I guess the point with tempo I was trying to make was is going 5 reps with an eccentric-pause better than 8 reps without? Just a food for thought for how I can get the most out of every rep/not waste reps and shoot up total volume.


#5

I originally was recommended to try out Mark Rippetoe’s starting strength program, and that just didn’t seem to have enough volume and assistance work to help me get stronger in big lifts. I liked the idea of big lifts and big lifts only, but as a novice, ectomorph lifter I need the help and more volume.

You recommend a 5/3/1, and I really like everything that comes with this: https://www.T-Nation.com/workouts/boring-but-big-3-month-challenge

The same for the Power program by Christian. Emphasis on strength in the big lifts with mapped out assistance work.

Thanks for the advice. I’m going to try one of these out after I look over them a bit more.


#6

[quote]kingbrady wrote:
I originally was recommended to try out Mark Rippetoe’s starting strength program, and that just didn’t seem to have enough volume and assistance work to help me get stronger in big lifts.

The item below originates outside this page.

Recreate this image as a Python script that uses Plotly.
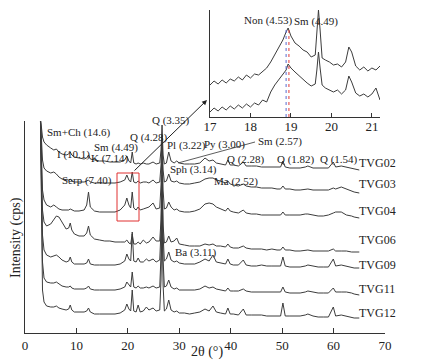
import plotly.graph_objects as go

# ---------------- data ----------------
two_theta = [
    3.0, 3.2, 3.4, 3.7, 4.2, 5.0, 5.6, 6.1, 6.6, 7.2,
    8.0, 8.5, 8.8, 9.1, 9.6, 10.5, 11.5, 12.0, 12.35, 12.7,
    13.5, 14.5, 15.5, 16.5, 17.5, 18.5, 19.4, 19.8, 20.2, 20.55,
    20.85, 21.15, 21.6, 22.0, 22.4, 23.0, 23.6, 24.1, 24.9, 25.5,
    26.2, 26.45, 26.65, 26.85, 27.1, 27.5, 27.95, 28.4, 29.0, 29.5,
    30.0, 31.0, 32.0, 33.0, 34.0, 35.0, 35.8, 36.55, 37.2, 38.0,
    39.0, 39.45, 39.9, 40.5, 41.5, 42.45, 43.0, 44.0, 45.0, 46.0,
    47.0, 48.0, 49.0, 49.7, 50.15, 50.6, 51.5, 52.5, 53.5, 54.5,
    55.0, 56.0, 57.0, 58.0, 59.0, 59.95, 60.4, 61.5, 62.5, 63.5,
    64.0, 65.0,
]

sample_names = ["TVG02", "TVG03", "TVG04", "TVG06", "TVG09", "TVG11", "TVG12"]

tvg02 = [54, 44, 35, 30, 27, 24, 22, 23, 20, 18,
         17, 18, 20, 17, 15, 14, 13, 14, 17, 13,
         12, 11, 11, 10, 10, 10, 12, 16, 11, 9,
         20, 9, 8, 9, 8, 9, 8, 8, 10, 8,
         9, 22, 47, 17, 8, 9, 20, 11, 9, 11,
         9, 8, 8, 8, 9, 14, 11, 12, 9, 8,
         7, 12, 7, 7, 6, 10, 6, 6, 6, 5,
         5, 5, 5, 5, 11, 5, 4, 4, 4, 5,
         6, 4, 4, 4, 4, 10, 5, 6, 5, 4,
         3, 2]
tvg03 = [77, 55, 35, 27, 24, 22, 23, 21, 18, 16,
         15, 15, 16, 14, 13, 13, 13, 14, 15, 13,
         12, 12, 12, 12, 12, 13, 15, 20, 15, 13,
         23, 13, 12, 14, 12, 13, 13, 12, 15, 12,
         13, 30, 60, 25, 13, 14, 21, 14, 13, 14,
         12, 11, 11, 12, 13, 16, 17, 17, 15, 14,
         12, 14, 11, 10, 9, 11, 9, 8, 8, 7,
         7, 7, 6, 6, 9, 6, 6, 5, 5, 6,
         6, 5, 5, 5, 5, 7, 6, 8, 6, 4,
         3, 2]
tvg04 = [102, 65, 30, 20, 15, 13, 15, 13, 11, 10,
         10, 10, 11, 10, 9, 9, 10, 15, 28, 13,
         9, 8, 8, 8, 8, 10, 15, 22, 15, 12,
         28, 12, 10, 13, 10, 11, 12, 13, 17, 11,
         12, 35, 75, 30, 11, 12, 18, 13, 10, 11,
         9, 8, 8, 9, 11, 16, 17, 16, 13, 11,
         9, 12, 9, 8, 7, 10, 7, 6, 6, 5,
         5, 5, 5, 5, 8, 5, 5, 5, 5, 6,
         6, 5, 4, 4, 5, 7, 8, 8, 5, 4,
         3, 2]
tvg06 = [136, 84, 44, 32, 28, 30, 34, 38, 37, 32,
         25, 26, 31, 24, 20, 18, 18, 21, 28, 19,
         15, 14, 13, 13, 12, 12, 12, 14, 11, 10,
         20, 10, 10, 12, 10, 14, 11, 12, 17, 13,
         13, 34, 79, 29, 11, 12, 18, 12, 13, 16,
         10, 9, 8, 8, 8, 10, 9, 10, 8, 8,
         7, 10, 7, 6, 6, 8, 6, 5, 5, 5,
         4, 5, 4, 4, 7, 4, 4, 3, 3, 4,
         4, 3, 3, 3, 3, 5, 3, 3, 3, 2,
         2, 2]
tvg09 = [152, 90, 35, 20, 15, 13, 14, 15, 13, 10,
         8, 9, 13, 8, 6, 6, 6, 7, 11, 6,
         5, 5, 5, 5, 5, 6, 9, 16, 11, 9,
         38, 9, 8, 12, 8, 8, 11, 9, 11, 8,
         10, 40, 105, 35, 9, 11, 18, 10, 8, 9,
         7, 6, 6, 6, 8, 11, 9, 15, 8, 7,
         6, 11, 6, 5, 5, 10, 5, 4, 4, 5,
         4, 4, 4, 4, 13, 4, 3, 3, 3, 4,
         5, 4, 3, 3, 3, 11, 4, 5, 4, 3,
         2, 2]
tvg11 = [179, 107, 35, 19, 15, 14, 14, 15, 13, 11,
         10, 10, 11, 9, 8, 8, 8, 9, 11, 8,
         7, 7, 7, 7, 7, 8, 10, 15, 12, 10,
         25, 10, 9, 11, 9, 9, 10, 9, 11, 9,
         10, 42, 107, 37, 10, 11, 17, 10, 8, 9,
         7, 7, 7, 7, 8, 11, 9, 10, 8, 7,
         6, 9, 6, 6, 6, 8, 6, 5, 5, 5,
         5, 5, 5, 5, 10, 5, 4, 4, 4, 5,
         6, 5, 4, 4, 4, 9, 5, 5, 5, 4,
         3, 2]
tvg12 = [202, 120, 30, 18, 14, 13, 13, 14, 12, 11,
         10, 11, 15, 10, 8, 8, 8, 9, 12, 8,
         6, 6, 6, 6, 6, 7, 10, 16, 11, 9,
         30, 9, 8, 15, 8, 9, 13, 10, 12, 9,
         10, 40, 105, 35, 9, 11, 20, 10, 8, 9,
         7, 7, 6, 7, 8, 11, 9, 14, 8, 7,
         6, 12, 6, 6, 5, 11, 5, 5, 5, 5,
         4, 4, 4, 4, 17, 4, 4, 4, 4, 5,
         6, 4, 3, 3, 3, 13, 4, 5, 4, 3,
         2, 2]
sample_values = [tvg02, tvg03, tvg04, tvg06, tvg09, tvg11, tvg12]
stack_offsets = [161, 138, 113, 79, 63, 36, 13]

# inset (17-21.2 deg detail)
inset_theta = [17.0, 17.1, 17.2, 17.3, 17.4, 17.5, 17.6, 17.7, 17.8, 17.9,
               18.0, 18.1, 18.2, 18.3, 18.4, 18.5, 18.6, 18.7, 18.8,
               18.88, 18.93, 19.0, 19.1, 19.2, 19.3, 19.4, 19.5, 19.6,
               19.64, 19.68, 19.72, 19.77, 19.85, 19.95, 20.05, 20.15, 20.25, 20.35,
               20.43, 20.5, 20.6, 20.7, 20.8, 20.9, 21.0, 21.1, 21.2]
inset_upper = [32, 36, 33, 37, 34, 38, 36, 40, 37, 42,
               39, 43, 42, 46, 49, 55, 62, 69, 77,
               85, 89, 81, 74, 71, 67, 65, 60, 62,
               82, 107, 87, 59, 57, 55, 52, 53, 50, 55,
               70, 65, 51, 47, 50, 46, 49, 47, 51]
inset_lower = [5, 9, 6, 10, 7, 11, 8, 12, 9, 13,
               10, 14, 12, 17, 15, 25, 32, 37, 43,
               47, 53, 49, 45, 41, 38, 34, 31, 33,
               47, 65, 49, 32, 29, 27, 25, 27, 23, 27,
               41, 35, 24, 21, 23, 20, 23, 29, 17]
non_line_theta = 18.88
sm_line_theta = 18.95

phase_labels = ["Sm+Ch (14.6)", "I (10.1)", "Sm (4.49)", "K (7.14)", "Q (4.28)",
                "Serp (7.40)", "Q (3.35)", "Pl (3.22)", "Py (3.00)", "Sm (2.57)",
                "Sph (3.14)", "Ma (2.52)", "Q (2.28)", "Q (1.82)", "Q (1.54)",
                "Ba (3.11)"]
inset_labels = ["Non (4.53)", "Sm (4.49)"]
x_ticks = [0, 10, 20, 30, 40, 50, 60, 70]
inset_ticks = [17, 18, 19, 20, 21]

for v in sample_values:
    assert len(v) == len(two_theta), len(v)
assert len(inset_upper) == len(inset_theta) == len(inset_lower)

# ---------------- layout helpers ----------------
# the page body has an 8 px margin, so the figure is drawn 8 px in
PAGE = 8
W, H = 429 - PAGE, 363 - PAGE
ML, MR, MT, MB = 25 - PAGE, 44, 10 - PAGE, 30
PW, PH = W - ML - MR, H - MT - MB


def px(xp):
    return (xp - PAGE - ML) / PW


def py(yp):
    return (H + PAGE - MB - yp) / PH


FONT = "Liberation Serif"
LINE = "#3c3c3c"

fig = go.Figure()
for name, vals, off in zip(sample_names, sample_values, stack_offsets):
    fig.add_trace(go.Scatter(x=two_theta, y=[v + off for v in vals], mode="lines",
                             line=dict(color=LINE, width=1), name=name,
                             showlegend=False, xaxis="x", yaxis="y"))

fig.add_trace(go.Scatter(x=inset_theta, y=inset_upper, mode="lines",
                         line=dict(color=LINE, width=1), showlegend=False,
                         xaxis="x2", yaxis="y2"))
fig.add_trace(go.Scatter(x=inset_theta, y=inset_lower, mode="lines",
                         line=dict(color=LINE, width=1), showlegend=False,
                         xaxis="x2", yaxis="y2"))

main_top = 212
fig.update_layout(
    width=W, height=H,
    margin=dict(l=ML, r=MR, t=MT, b=MB, pad=0, autoexpand=False),
    paper_bgcolor="white", plot_bgcolor="white",
    font=dict(family=FONT, size=12, color="#222"),
    xaxis=dict(domain=[0, 1], range=[0, 70], tickvals=x_ticks, ticks="inside",
               ticklen=5, tickcolor="#333", showline=True, linecolor="#333",
               linewidth=1, showgrid=False, zeroline=False, anchor="y",
               tickfont=dict(family=FONT, size=13, color="#222")),
    yaxis=dict(domain=[0, main_top / PH], range=[0, main_top], showticklabels=False,
               ticks="", showline=True, linecolor="#333", linewidth=1,
               showgrid=False, zeroline=False, anchor="x"),
    xaxis2=dict(domain=[px(210), px(380)], range=[17, 21.2], tickvals=inset_ticks,
                ticks="inside", ticklen=4, tickcolor="#333", showline=True,
                linecolor="#333", linewidth=1, showgrid=False, zeroline=False,
                anchor="y2", ticklabelstandoff=-3,
                tickfont=dict(family=FONT, size=13, color="#222")),
    yaxis2=dict(domain=[py(117), 1.0], range=[0, 107], showticklabels=False,
                ticks="", showline=True, linecolor="#333", linewidth=1,
                showgrid=False, zeroline=False, anchor="x2"),
)

ann = []
label_pos = [(45, 133), (55, 154), (92, 147), (89, 158), (128, 137),
             (60, 180), (150, 121), (165, 145), (202, 144), (256, 141),
             (168, 170), (212, 181), (225, 159), (275, 159), (318, 159),
             (173, 252)]
for t, (xp, yp) in zip(phase_labels, label_pos):
    ann.append(dict(text=t, x=px(xp), y=py(yp), xref="paper", yref="paper",
                    xanchor="left", yanchor="middle", showarrow=False,
                    font=dict(family=FONT, size=11, color="#222")))
for t, (xp, yp) in zip(inset_labels, [(242, 20), (292, 22)]):
    ann.append(dict(text=t, x=px(xp), y=py(yp), xref="paper", yref="paper",
                    xanchor="left", yanchor="middle", showarrow=False,
                    font=dict(family=FONT, size=11, color="#222")))
for t, yp in zip(sample_names, [163, 184, 211, 240, 265, 289, 313]):
    ann.append(dict(text=t, x=px(357), y=py(yp), xref="paper", yref="paper",
                    xanchor="left", yanchor="middle", showarrow=False,
                    font=dict(family=FONT, size=12, color="#222")))
# axis titles
ann.append(dict(text="2θ (°)", x=px(207), y=py(352), xref="paper", yref="paper",
                xanchor="center", yanchor="middle", showarrow=False,
                font=dict(family=FONT, size=14, color="#222")))
ann.append(dict(text="Intensity (cps)", x=px(16), y=py(238), xref="paper", yref="paper",
                xanchor="center", yanchor="middle", showarrow=False, textangle=-90,
                font=dict(family=FONT, size=14, color="#222")))
# arrow from red box to inset
ann.append(dict(text="", x=px(207), y=py(100), xref="paper", yref="paper",
                showarrow=True, ax=133 - 207, ay=172 - 100, arrowhead=2,
                arrowsize=1, arrowwidth=1, arrowcolor="#222"))
fig.update_layout(annotations=ann)

shapes = [
    dict(type="rect", xref="paper", yref="paper", x0=px(117), x1=px(139),
         y0=py(221), y1=py(173), line=dict(color="#e03030", width=1)),
    dict(type="line", xref="paper", yref="paper", x0=px(255), y0=py(142),
         x1=px(178), y1=py(163), line=dict(color="#333", width=0.8)),
    dict(type="line", xref="x2", yref="y2", x0=non_line_theta, x1=non_line_theta,
         y0=0, y1=89, line=dict(color="#5a6ad0", width=1, dash="dot")),
    dict(type="line", xref="x2", yref="y2", x0=sm_line_theta, x1=sm_line_theta,
         y0=0, y1=89, line=dict(color="#e03a3a", width=1, dash="dot")),
]
fig.update_layout(shapes=shapes)

fig.write_html("out.html")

I liked the idea of big lifts and big lifts only, but as a novice, ectomorph lifter I need the help and more volume.

You recommend a 5/3/1, and I really like everything that comes with this: https://www.T-Nation.com/workouts/boring-but-big-3-month-challenge

The same for the Power program by Christian. Emphasis on strength in the big lifts with mapped out assistance work.

Thanks for the advice. I’m going to try one of these out after I look over them a bit more. [/quote]

Happy to help. Either one will do fine for you.

Don’t get too hung up on the ectomorph thing. Some people build muscle more easily, some don’t. Some people build muscle best one way, others another. That can also change over time as your body adapts.

Bottom line, in your situation if you eat like you plan to and follow either of those programs you’ll get bigger and stronger.

With the tempo thing I honestly can’t tell you which is better. At your stage, I think focusing on anything other than moving the weight up as fast as possible isn’t ideal. When you’re bigger and stronger, then you might benefit from looking at tempo.

EDIT: also, you most probably don’t need anywhere near as much assistance as you think to improve. Not yet. Your biggest route to improvement is getting better at the main lifts technically. Assistance work comes later, when you can’t just do the main lifts to progress. It is really easy to fall into the trap of over-assisting early on when all you really need is a lot of practice. Nothing wrong with some assistance work, especially for the back and abs, but focus first on getting good at your big lifts. You’ll notice the vast majority of your work in 5/3/1 is main lift, and a the same is pretty true of the Complete Power Look.